The minute I saw this dish in Paula Wolfert’s The Slow Mediterranean Kitchen: Recipes for the Passionate Cook I knew I was going to make it. I love pork, I love beans, and I love fruit with pork especially. I saved it for a mid-level special occasion (my in laws came into town) but don’t let the various steps deter you. This method was so successful that I actually used it a few days later on a dish with a different flavor profile. I’ll talk about the method more when I share that dish.
- • 2 cups (1/2 lb) dried Greek gigantes beans (I found Rancho Gordo's Christmas Lime Beans to be an excellent sub)
- • 2 bay leaves
- • 1 lb boneless pork shoulder, cut into 2-3 large pieces
- • 1 zest of orange, removed in long, wide strips
- • salt and pepper, to taste
- • approx. ½ cup extra virgin olive oil, preferably a Greek cooking oil
- • 1 large onion, chopped
- • 1 t Aleppo pepper, I like the coarse
- • 1 t crushed yellow mustard seeds
- • 1 cup sweet red wine (Greek Mavrodaphne, Madeira or Marsala)
- • ¾ cup fresh orange juice
- • ¾ cup chopped fresh tomato (I used frozen, if it is winter and you have none choose a good canned tomato)
- • 4-6 cloves garlic, minced
- Soak the beans overnight in cold water. Although I am not normally a huge fan of soaking (especially because I use super fresh beans from places like Rancho Gordo), I think it is important in this dish as you will not be just straight cooking the beans like normal.
- The next day, place the beans in a large pot with their water--add enough additional water to cover by 2 inches. Bring to a boil, skimming the foam, and add one bay leaf. Cover and let very gently simmer until the beans are tender but not mushy. For me this was about 1 hour, but I like to let the beans barely simmer.
- In the meantime, place the meat in a large pot and cover with cold water. Add the other bay leaf and bring to a boil. Skim the foam and reduce the heat to a bare simmer. Let cook for about 60 minutes at a very slow simmer (if you simmer it harder, remove at about 30 minutes). I like lower and slower.
- While the beans and meat are cooking, bring a small pot of lightly salted water to a boil. Blanch the orange zest strips 3 times (Wolfert does not address why you do this, but it definitely made the zest tender and easy to chew). When you are done, use a knife or scissors to shred the zest into skinny strips.
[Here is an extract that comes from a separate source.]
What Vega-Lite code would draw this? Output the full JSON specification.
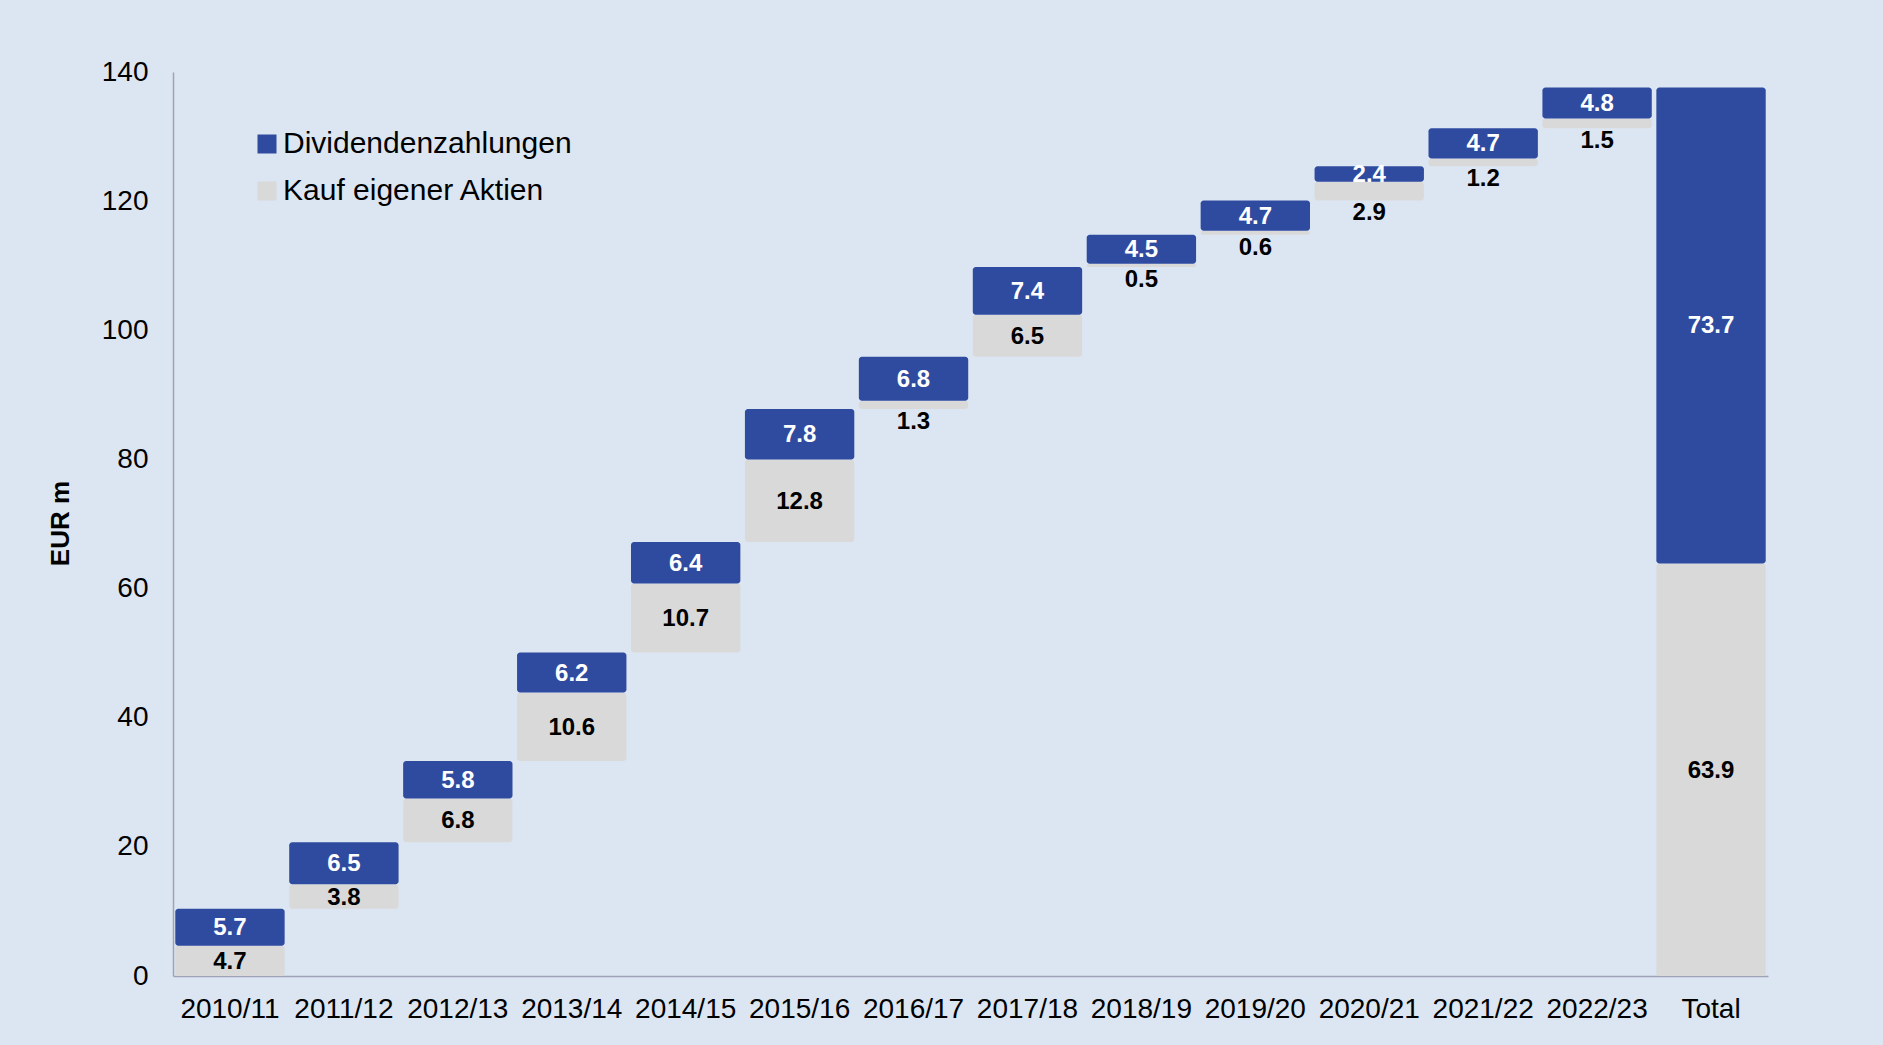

Set aside.
- Remove the meat, reserving the cooking broth, and set aside to cool. Boil the remained broth down to 1 cup.
- Drain the beans, reserving about 1 cup of the bean broth. Set both aside.
- Cut the pork into ½-inch pieces--it should be juicy and barely cooked. Sprinkle with salt and pepper.
- While the pork broth is reducing, heat a large, straight-sided skillet over medium high heat. Add the extra virgin olive oil. When it is hot, add the onion with a pinch of salt and cook for 5 minutes. Add the pork and garlic and cook for another 3 minutes, then add the beans. Cook for 1 minute. Stir in the Aleppo, crushed mustard seeds, wine, reduced pork broth, orange juice and zest, chopped tomatoes and scant teaspoon of salt. Bring to a boil, reduce the heat to maintain a gentle simmer, and cover. Let simmer for 30 minutes. If it seems to have too little liquid, add some reserved bean broth.
- Preheat the oven to 400 F. Taste the beans for additional seasoning, but note that the broth will be decidedly orange and decidedly alcoholic at this point (I was really nervous!); both of the these attributes will mellow after baking.
- Place the pork and beans into a baking dish (2½ qt). Bake for 45 minutes, during which time a lot of the liquid will cook off (if it cooks off before the 45 minute mark, take it out then). My liquid never completely cooked off, so I served it with rice (couscous would work too) and it was fantastic so I did not worry about it.
- Serve warm with rice or couscous--or without, to your taste. Place additional Aleppo flakes at the table for those who would like it spicier.